D’autres voies à explorer

L’implication des neurostéroïdes ou des endocannabinoïdes est aussi à l’étude. Des modifications des concentrations périphériques de certains neurostéroïdes (DHEA, alloprégnanolone…) ou d’endocannabinoïdes (anandamine, 2‑AG) ont en effet été observées chez les patients déprimés. 

Vers la personnalisation des traitements

Les chercheurs tentent par ailleurs d’identifier des marqueurs de réponse aux traitements qui permettraient de choisir d’emblée la bonne stratégie thérapeutique pour chaque patient. Des travaux ont par exemple montré qu’une hypoactivité du cortex insulaire (impliqué dans la réponse émotionnelle) est associée à de bonnes chances de rémission par thérapie cognitive mais à une faible réponse aux antidépresseurs. A l’inverse, si cette région corticale est hyperactive, les antidépresseurs donneront de meilleurs résultats que la thérapie cognitivo-comportementale. L’activité des récepteurs à la sérotonine pourrait, elle aussi, constituer un marqueur de réponse aux traitements : les chances de rémission sont en effet plus élevées si ce récepteur fixe fortement la sérotonine au niveau cérébral, ce qui est variable selon les patients. De tels travaux peuvent améliorer l’évolution vers personnalisation de la prise en charge de la dépression. 

Devant la variabilité interindividuelle de la réponse aux antidépresseurs, des explorations ont été menées afin d’identifier les gènes dont le polymorphisme peut influencer la pharmacocinétique des médicaments et, ainsi, l’efficacité de ces médicaments. Les gènes codant pour des protéines responsables du métabolisme, du transport ou des cibles moléculaires des antidépresseurs sont pour l’heure les plus étudiés et les mieux décrits.
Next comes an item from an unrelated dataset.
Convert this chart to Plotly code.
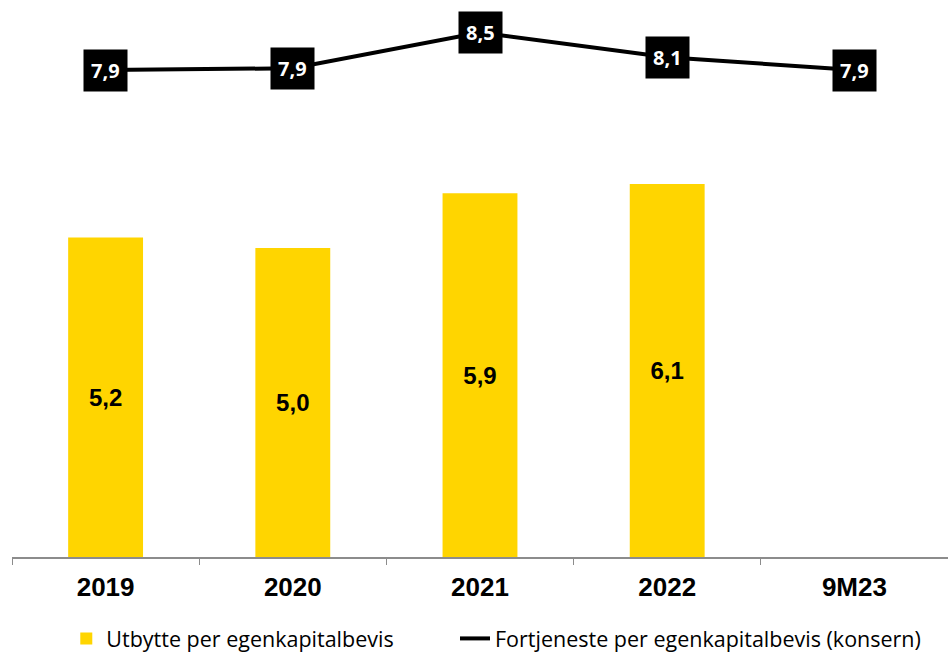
import plotly.graph_objects as go

categories = ["2019", "2020", "2021", "2022", "9M23"]
dividend_values = [5.19, 5.02, 5.91, 6.06, None]
earnings_values = [7.91, 7.94, 8.52, 8.12, 7.91]

bar_name = "Utbytte per egenkapitalbevis"
line_name = "Fortjeneste per egenkapitalbevis (konsern)"

YELLOW = "#FFD500"

fig = go.Figure()
fig.add_trace(go.Bar(
    x=categories, y=dividend_values, name=bar_name,
    marker=dict(color=YELLOW, line=dict(width=0)),
    width=0.4, legend="legend",
    texttemplate="%{y:.1f}", textposition="inside", insidetextanchor="middle",
    textfont=dict(family="Liberation Sans", size=24, color="black", weight="bold"),
    textangle=0,
))
fig.add_trace(go.Scatter(
    x=categories, y=earnings_values, name=line_name, mode="lines",
    line=dict(color="black", width=4), legend="legend2",
))

for i, v in enumerate(earnings_values):
    fig.add_annotation(
        x=i, y=v, text=f"{v:.1f}".replace(".", ","), showarrow=False,
        bgcolor="black", borderpad=7,
        font=dict(family="Open Sans", size=20, color="white", weight="bold"),
    )

legend_font = dict(family="Open Sans", size=21.5, color="black")
fig.update_layout(
    width=948, height=653,
    margin=dict(l=12, r=0, t=3, b=96, autoexpand=False),
    plot_bgcolor="white", paper_bgcolor="white",
    separators=", ",
    showlegend=True,
    legend=dict(orientation="h", x=0.058, xanchor="left", y=-0.147, yanchor="middle",
                font=legend_font),
    legend2=dict(orientation="h", x=0.4733, xanchor="left", y=-0.147, yanchor="middle",
                 font=legend_font),
)
fig.update_xaxes(
    type="category", categoryorder="array", categoryarray=categories,
    range=[-0.5, len(categories) - 0.5], tickangle=0, automargin=False,
    showline=True, linecolor="#8c8c8c", linewidth=1.5,
    ticks="outside", tickson="boundaries", ticklen=6, tickcolor="#8c8c8c",
    ticklabelstandoff=6,
    tickfont=dict(family="Liberation Sans", size=26, color="black", weight="bold"),
    showgrid=False, zeroline=False,
)
fig.update_yaxes(range=[0, 9], visible=False, showgrid=False, zeroline=False, automargin=False)

fig.write_html("out.html", config={"displayModeBar": False},
               post_script="document.body.style.margin='0';document.body.style.overflow='hidden';")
Cette approche, dite de pharmacogénétique, commence à être utilisée en pratique clinique, même si elle reste pour l’heure réservée à certains centres experts comme le service de psychiatrie de l’hôpital Bicêtre et le Mood Center Paris Saclay : elle permet de personnaliser le traitement en adaptant le choix de la molécule et sa posologie au profil pharmacogénétique du patient. 

L’identification de marqueurs de vulnérabilité permettant de prédire une rechute après un premier épisode dépressif constitue enfin un autre champ de recherche. Pour les découvrir, les chercheurs mesurent les concentrations de différents marqueurs associés à la dépression au moment du diagnostic, lors du suivi, puis après rémission. De tels travaux ont ainsi pu montrer que l’augmentation du taux cérébral de monoamine oxydase (impliquée dans la dégradation de la sérotonine, noradrénaline et de la dopamine) est associé à celle du risque de rechute. Des taux élevés de cortisol après traitement par antidépresseur seraient aussi associés à un risque plus élevé de récidive dans les deux à trois années suivantes. Des travaux similaires sont actuellement menés sur certains récepteurs de la sérotonine. 


Développement des Mood Centers en France

Grâce à une approche intégrée, transversale et pluridisciplinaire de la maladie, les Mood Centers anglo-saxons constituent un dispositif efficace de prise en charge de la dépression. Le service hospitalo-universitaire de psychiatrie et d’addictologie de Bicêtre est le premier centre à avoir engagé cette mutation en France, avec la volonté de créer un réseau national offrant la même approche.